What is being asked — Exactly the lines from the one with "Write a Python" through the one with "seg(C0, P(0.45 * rc, a + 90))" should be returned, both ends included and nothing else. Omit any pictures.

=======

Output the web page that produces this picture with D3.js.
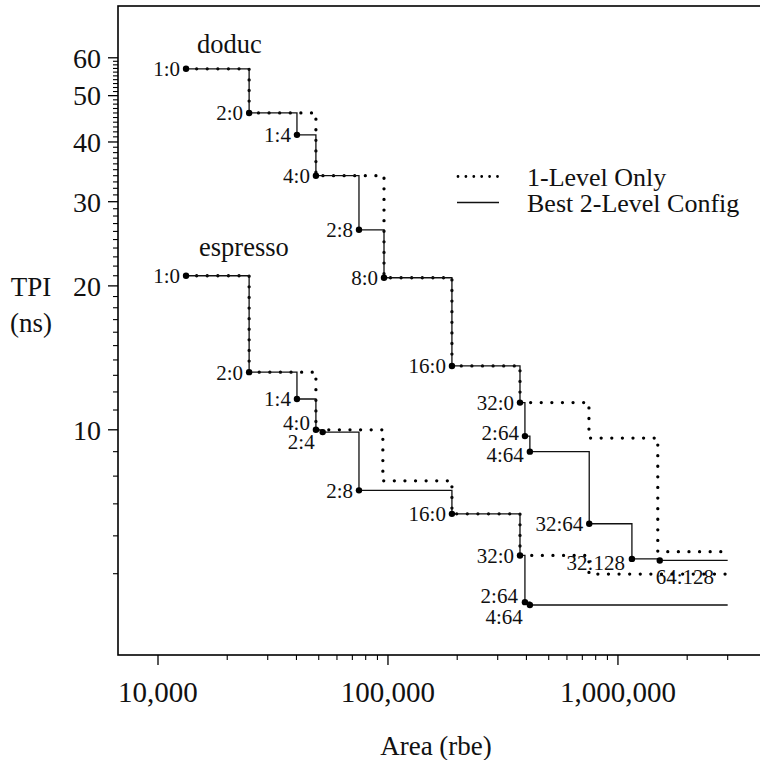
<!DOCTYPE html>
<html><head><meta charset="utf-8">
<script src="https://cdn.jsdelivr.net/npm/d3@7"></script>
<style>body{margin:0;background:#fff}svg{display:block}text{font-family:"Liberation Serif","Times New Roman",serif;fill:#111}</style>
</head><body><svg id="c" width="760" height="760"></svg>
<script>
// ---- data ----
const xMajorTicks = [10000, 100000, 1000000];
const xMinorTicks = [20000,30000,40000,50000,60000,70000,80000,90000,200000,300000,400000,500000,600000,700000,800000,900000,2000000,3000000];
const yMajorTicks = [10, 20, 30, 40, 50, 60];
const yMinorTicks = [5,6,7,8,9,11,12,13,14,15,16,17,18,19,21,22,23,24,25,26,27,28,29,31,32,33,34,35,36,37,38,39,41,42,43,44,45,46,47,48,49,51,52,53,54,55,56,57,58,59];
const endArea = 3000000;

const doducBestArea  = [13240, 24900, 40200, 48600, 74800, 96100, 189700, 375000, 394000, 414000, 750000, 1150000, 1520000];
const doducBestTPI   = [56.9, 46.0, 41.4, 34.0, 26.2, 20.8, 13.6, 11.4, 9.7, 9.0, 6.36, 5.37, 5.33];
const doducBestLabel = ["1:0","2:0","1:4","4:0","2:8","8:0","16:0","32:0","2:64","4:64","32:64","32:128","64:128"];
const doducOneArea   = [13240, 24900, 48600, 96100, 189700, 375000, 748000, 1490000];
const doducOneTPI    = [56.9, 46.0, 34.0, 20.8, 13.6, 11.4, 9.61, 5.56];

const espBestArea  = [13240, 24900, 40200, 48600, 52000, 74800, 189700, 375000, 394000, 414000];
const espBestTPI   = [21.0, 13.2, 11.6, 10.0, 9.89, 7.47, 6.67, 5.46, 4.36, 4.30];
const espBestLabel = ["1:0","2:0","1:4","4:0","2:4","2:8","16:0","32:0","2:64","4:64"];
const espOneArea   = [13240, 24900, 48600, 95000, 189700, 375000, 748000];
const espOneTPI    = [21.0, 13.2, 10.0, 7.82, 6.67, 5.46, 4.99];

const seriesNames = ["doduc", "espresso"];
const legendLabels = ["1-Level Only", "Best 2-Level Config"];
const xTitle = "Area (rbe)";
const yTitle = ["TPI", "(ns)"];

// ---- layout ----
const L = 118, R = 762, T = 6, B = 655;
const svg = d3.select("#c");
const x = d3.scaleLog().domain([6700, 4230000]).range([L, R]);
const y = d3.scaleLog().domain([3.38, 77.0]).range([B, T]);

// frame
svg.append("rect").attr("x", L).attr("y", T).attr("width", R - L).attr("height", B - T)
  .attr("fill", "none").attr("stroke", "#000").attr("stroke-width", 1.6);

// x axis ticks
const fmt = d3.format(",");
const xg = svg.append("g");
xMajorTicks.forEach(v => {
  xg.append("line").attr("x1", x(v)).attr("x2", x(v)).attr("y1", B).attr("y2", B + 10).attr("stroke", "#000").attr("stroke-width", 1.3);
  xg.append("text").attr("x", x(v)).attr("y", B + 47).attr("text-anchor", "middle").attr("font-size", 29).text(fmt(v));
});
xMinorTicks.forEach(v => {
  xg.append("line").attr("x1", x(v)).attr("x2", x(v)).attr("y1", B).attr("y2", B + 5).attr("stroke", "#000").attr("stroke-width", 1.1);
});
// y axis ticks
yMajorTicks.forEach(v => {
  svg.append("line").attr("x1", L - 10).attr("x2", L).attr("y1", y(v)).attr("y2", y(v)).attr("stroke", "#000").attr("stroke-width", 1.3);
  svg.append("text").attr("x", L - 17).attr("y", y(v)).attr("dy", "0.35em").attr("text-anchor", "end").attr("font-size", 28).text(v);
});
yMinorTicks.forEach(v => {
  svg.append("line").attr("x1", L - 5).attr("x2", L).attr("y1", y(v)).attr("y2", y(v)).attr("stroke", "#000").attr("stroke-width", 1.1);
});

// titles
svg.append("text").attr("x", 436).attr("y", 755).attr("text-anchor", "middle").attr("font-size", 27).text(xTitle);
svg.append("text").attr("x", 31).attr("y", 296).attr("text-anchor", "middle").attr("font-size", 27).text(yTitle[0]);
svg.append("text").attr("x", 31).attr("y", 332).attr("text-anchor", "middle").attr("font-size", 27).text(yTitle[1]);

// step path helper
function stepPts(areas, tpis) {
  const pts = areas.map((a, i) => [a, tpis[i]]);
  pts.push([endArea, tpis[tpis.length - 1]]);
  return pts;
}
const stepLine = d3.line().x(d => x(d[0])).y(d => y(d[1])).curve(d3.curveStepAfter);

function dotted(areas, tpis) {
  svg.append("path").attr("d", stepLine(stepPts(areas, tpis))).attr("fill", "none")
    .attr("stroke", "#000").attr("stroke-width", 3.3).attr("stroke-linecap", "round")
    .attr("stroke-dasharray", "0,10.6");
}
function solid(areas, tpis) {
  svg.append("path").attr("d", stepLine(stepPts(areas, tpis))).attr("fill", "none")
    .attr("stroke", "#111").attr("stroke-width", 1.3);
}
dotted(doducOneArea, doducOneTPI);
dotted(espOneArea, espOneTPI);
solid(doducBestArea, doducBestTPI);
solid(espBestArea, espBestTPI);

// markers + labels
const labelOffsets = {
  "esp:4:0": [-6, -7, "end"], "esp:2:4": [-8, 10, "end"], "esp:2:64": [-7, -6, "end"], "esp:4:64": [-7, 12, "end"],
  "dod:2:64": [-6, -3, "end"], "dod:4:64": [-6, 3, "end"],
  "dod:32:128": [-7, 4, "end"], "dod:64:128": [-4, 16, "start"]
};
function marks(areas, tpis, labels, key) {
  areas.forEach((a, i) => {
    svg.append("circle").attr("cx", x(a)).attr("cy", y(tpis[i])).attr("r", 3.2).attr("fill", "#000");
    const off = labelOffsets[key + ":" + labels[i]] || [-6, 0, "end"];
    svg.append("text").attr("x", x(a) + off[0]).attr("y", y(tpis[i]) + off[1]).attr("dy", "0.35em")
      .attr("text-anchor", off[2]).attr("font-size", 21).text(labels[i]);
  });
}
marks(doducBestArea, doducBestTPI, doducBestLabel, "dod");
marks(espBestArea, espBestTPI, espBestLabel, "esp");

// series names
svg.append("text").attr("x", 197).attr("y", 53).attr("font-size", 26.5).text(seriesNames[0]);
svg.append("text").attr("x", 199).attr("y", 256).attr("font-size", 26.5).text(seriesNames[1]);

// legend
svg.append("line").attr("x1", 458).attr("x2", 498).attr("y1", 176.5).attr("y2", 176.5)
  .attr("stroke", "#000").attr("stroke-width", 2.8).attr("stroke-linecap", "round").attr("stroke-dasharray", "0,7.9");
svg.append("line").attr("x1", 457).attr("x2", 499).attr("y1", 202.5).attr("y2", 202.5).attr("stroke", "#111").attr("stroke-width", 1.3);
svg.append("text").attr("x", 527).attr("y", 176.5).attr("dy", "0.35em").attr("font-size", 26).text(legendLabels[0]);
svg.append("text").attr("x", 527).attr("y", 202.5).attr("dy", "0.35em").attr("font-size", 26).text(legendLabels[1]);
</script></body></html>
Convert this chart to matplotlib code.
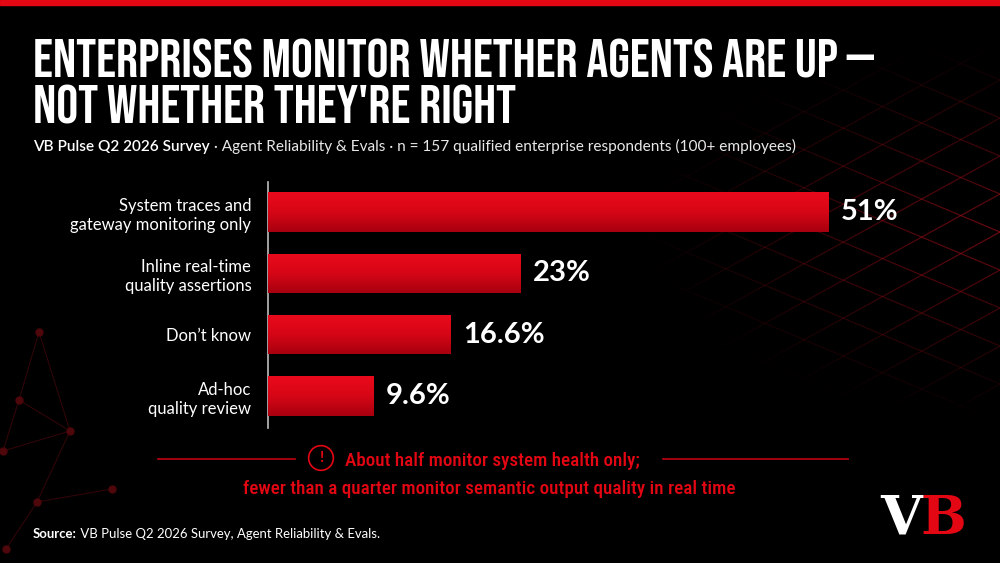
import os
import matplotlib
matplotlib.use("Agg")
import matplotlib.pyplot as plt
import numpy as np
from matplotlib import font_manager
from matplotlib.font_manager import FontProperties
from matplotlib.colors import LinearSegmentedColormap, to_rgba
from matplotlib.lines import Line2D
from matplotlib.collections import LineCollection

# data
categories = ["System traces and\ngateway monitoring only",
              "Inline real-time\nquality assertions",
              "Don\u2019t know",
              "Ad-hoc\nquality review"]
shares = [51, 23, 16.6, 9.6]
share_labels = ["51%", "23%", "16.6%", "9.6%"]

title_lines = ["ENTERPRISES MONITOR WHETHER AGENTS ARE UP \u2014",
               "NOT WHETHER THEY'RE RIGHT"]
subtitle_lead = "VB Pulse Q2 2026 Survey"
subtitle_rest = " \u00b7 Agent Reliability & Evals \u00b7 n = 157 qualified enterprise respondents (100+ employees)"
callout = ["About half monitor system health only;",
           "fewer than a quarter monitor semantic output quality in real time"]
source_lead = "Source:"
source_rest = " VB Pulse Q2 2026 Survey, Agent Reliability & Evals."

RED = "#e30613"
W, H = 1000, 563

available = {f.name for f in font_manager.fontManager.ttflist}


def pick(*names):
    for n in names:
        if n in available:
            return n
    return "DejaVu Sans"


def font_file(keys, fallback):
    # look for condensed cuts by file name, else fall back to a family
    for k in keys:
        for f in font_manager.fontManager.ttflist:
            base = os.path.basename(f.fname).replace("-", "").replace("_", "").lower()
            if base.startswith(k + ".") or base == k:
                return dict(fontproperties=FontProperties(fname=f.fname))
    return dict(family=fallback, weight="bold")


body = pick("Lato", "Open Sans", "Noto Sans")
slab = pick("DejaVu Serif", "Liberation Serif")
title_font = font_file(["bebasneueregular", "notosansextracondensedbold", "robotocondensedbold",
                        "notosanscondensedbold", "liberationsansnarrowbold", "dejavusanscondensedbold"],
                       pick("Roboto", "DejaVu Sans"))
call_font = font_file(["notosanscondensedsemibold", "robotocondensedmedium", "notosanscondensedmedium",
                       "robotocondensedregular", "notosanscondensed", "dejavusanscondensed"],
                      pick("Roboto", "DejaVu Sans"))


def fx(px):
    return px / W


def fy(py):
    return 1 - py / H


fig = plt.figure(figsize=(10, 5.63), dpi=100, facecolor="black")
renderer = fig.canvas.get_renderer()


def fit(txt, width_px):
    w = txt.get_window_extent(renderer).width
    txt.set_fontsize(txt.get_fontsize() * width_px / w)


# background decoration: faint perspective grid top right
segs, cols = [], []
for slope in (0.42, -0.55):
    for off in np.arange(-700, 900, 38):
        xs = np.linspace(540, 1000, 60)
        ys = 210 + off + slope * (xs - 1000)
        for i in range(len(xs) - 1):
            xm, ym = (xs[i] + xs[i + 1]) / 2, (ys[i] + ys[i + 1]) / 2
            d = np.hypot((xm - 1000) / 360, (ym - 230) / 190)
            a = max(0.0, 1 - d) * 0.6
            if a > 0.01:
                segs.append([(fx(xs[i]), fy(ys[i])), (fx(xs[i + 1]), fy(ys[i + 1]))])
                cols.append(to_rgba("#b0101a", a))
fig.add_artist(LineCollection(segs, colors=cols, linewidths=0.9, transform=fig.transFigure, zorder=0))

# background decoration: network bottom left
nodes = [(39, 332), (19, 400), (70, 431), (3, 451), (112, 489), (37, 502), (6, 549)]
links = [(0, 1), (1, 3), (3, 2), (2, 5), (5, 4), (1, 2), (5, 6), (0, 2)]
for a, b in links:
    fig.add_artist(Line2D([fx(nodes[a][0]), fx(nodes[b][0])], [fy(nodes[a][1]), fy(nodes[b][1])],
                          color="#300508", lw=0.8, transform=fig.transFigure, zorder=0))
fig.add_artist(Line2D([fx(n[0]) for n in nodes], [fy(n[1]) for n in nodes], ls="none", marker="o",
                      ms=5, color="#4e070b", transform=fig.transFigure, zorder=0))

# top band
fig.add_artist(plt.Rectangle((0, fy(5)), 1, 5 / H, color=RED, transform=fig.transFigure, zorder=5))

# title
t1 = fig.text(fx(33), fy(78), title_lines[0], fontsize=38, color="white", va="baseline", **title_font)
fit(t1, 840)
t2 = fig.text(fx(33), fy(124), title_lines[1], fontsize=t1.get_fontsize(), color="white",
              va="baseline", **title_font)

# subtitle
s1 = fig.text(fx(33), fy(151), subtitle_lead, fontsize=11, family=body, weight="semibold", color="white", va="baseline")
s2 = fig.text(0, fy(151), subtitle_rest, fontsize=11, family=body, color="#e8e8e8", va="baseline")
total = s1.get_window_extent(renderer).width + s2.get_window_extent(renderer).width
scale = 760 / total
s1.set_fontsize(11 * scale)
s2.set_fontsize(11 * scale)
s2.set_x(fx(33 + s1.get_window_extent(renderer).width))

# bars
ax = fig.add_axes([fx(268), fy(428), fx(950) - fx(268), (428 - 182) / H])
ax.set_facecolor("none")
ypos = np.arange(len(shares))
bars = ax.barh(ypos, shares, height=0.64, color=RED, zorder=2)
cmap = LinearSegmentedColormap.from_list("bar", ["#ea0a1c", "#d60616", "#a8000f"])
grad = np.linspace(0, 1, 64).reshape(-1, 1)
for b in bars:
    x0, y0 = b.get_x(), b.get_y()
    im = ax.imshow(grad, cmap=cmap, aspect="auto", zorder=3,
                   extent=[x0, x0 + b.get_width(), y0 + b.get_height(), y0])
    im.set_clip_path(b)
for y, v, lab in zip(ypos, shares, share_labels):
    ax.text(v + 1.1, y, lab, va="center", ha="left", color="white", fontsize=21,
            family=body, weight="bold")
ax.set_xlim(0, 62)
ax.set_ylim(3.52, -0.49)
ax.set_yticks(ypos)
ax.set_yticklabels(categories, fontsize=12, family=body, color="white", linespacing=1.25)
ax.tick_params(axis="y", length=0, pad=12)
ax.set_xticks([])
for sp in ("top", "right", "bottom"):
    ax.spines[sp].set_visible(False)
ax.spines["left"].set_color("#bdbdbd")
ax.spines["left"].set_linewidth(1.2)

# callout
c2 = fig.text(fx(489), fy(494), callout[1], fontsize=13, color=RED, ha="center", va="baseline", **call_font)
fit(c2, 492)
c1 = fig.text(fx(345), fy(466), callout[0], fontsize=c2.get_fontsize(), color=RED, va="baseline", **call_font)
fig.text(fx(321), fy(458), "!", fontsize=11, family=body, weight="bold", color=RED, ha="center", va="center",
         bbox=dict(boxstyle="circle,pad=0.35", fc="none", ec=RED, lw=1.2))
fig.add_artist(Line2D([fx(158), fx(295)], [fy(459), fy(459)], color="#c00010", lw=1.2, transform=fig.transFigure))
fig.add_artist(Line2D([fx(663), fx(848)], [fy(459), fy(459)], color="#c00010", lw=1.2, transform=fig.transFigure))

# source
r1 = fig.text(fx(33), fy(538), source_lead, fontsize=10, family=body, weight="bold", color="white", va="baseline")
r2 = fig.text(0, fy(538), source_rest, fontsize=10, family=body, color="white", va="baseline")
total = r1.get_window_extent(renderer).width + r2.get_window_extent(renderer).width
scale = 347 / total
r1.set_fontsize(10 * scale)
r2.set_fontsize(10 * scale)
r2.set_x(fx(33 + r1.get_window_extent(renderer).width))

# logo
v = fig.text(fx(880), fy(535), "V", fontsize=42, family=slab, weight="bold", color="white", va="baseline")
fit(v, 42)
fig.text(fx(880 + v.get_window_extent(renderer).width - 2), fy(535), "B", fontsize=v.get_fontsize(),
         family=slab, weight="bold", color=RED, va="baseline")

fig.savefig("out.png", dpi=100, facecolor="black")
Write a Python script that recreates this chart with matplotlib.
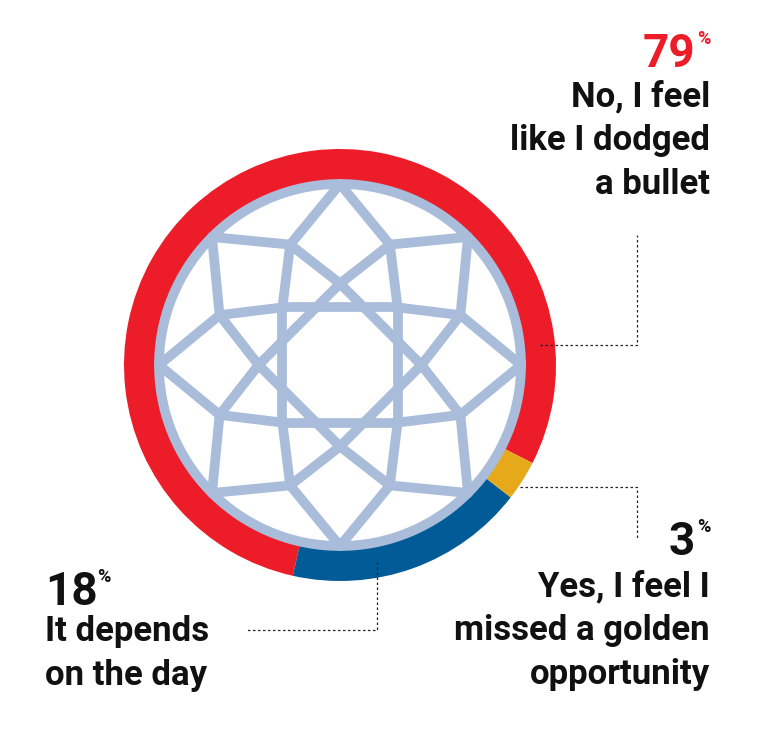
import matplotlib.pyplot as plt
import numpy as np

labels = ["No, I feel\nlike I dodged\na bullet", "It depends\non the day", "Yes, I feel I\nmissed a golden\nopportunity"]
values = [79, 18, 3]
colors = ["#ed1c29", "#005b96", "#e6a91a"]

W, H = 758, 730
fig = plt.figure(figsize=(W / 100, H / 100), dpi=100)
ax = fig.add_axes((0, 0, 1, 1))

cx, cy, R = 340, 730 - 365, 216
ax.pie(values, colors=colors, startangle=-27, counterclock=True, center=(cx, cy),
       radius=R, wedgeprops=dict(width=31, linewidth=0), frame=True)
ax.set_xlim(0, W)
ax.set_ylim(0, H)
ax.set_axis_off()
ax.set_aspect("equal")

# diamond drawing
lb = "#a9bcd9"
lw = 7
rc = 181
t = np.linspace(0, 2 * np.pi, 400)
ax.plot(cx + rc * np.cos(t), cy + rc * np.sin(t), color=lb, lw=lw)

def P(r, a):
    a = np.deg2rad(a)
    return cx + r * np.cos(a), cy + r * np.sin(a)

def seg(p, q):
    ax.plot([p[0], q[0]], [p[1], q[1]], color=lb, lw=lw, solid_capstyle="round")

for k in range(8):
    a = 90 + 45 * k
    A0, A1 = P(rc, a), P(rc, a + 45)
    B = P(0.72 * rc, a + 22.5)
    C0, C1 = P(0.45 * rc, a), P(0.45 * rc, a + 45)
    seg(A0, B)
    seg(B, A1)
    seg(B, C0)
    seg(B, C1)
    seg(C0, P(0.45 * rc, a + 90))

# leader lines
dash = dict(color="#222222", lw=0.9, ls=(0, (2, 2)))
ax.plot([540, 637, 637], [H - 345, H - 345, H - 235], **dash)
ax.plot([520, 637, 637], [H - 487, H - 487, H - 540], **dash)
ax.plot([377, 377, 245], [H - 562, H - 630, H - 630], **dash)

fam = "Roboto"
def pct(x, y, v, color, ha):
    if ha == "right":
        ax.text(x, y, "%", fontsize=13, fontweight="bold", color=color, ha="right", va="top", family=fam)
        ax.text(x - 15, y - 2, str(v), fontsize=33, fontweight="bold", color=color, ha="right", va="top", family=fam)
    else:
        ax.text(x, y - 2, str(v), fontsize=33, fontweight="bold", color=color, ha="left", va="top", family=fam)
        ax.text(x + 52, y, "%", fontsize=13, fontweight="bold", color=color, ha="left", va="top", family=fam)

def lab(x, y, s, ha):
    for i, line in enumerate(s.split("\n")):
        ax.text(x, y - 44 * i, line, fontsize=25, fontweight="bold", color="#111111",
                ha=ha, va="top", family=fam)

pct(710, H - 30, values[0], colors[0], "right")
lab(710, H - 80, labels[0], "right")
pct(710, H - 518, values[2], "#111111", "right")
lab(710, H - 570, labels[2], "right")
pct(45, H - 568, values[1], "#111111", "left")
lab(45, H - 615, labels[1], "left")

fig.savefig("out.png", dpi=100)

=======

Solution for this exercise —
Write a Python script that recreates this chart with matplotlib.
import matplotlib.pyplot as plt
import numpy as np

labels = ["No, I feel\nlike I dodged\na bullet", "It depends\non the day", "Yes, I feel I\nmissed a golden\nopportunity"]
values = [79, 18, 3]
colors = ["#ed1c29", "#005b96", "#e6a91a"]

W, H = 758, 730
fig = plt.figure(figsize=(W / 100, H / 100), dpi=100)
ax = fig.add_axes((0, 0, 1, 1))

cx, cy, R = 340, 730 - 365, 216
ax.pie(values, colors=colors, startangle=-27, counterclock=True, center=(cx, cy),
       radius=R, wedgeprops=dict(width=31, linewidth=0), frame=True)
ax.set_xlim(0, W)
ax.set_ylim(0, H)
ax.set_axis_off()
ax.set_aspect("equal")

# diamond drawing
lb = "#a9bcd9"
lw = 7
rc = 181
t = np.linspace(0, 2 * np.pi, 400)
ax.plot(cx + rc * np.cos(t), cy + rc * np.sin(t), color=lb, lw=lw)

def P(r, a):
    a = np.deg2rad(a)
    return cx + r * np.cos(a), cy + r * np.sin(a)

def seg(p, q):
    ax.plot([p[0], q[0]], [p[1], q[1]], color=lb, lw=lw, solid_capstyle="round")

for k in range(8):
    a = 90 + 45 * k
    A0, A1 = P(rc, a), P(rc, a + 45)
    B = P(0.72 * rc, a + 22.5)
    C0, C1 = P(0.45 * rc, a), P(0.45 * rc, a + 45)
    seg(A0, B)
    seg(B, A1)
    seg(B, C0)
    seg(B, C1)
    seg(C0, P(0.45 * rc, a + 90))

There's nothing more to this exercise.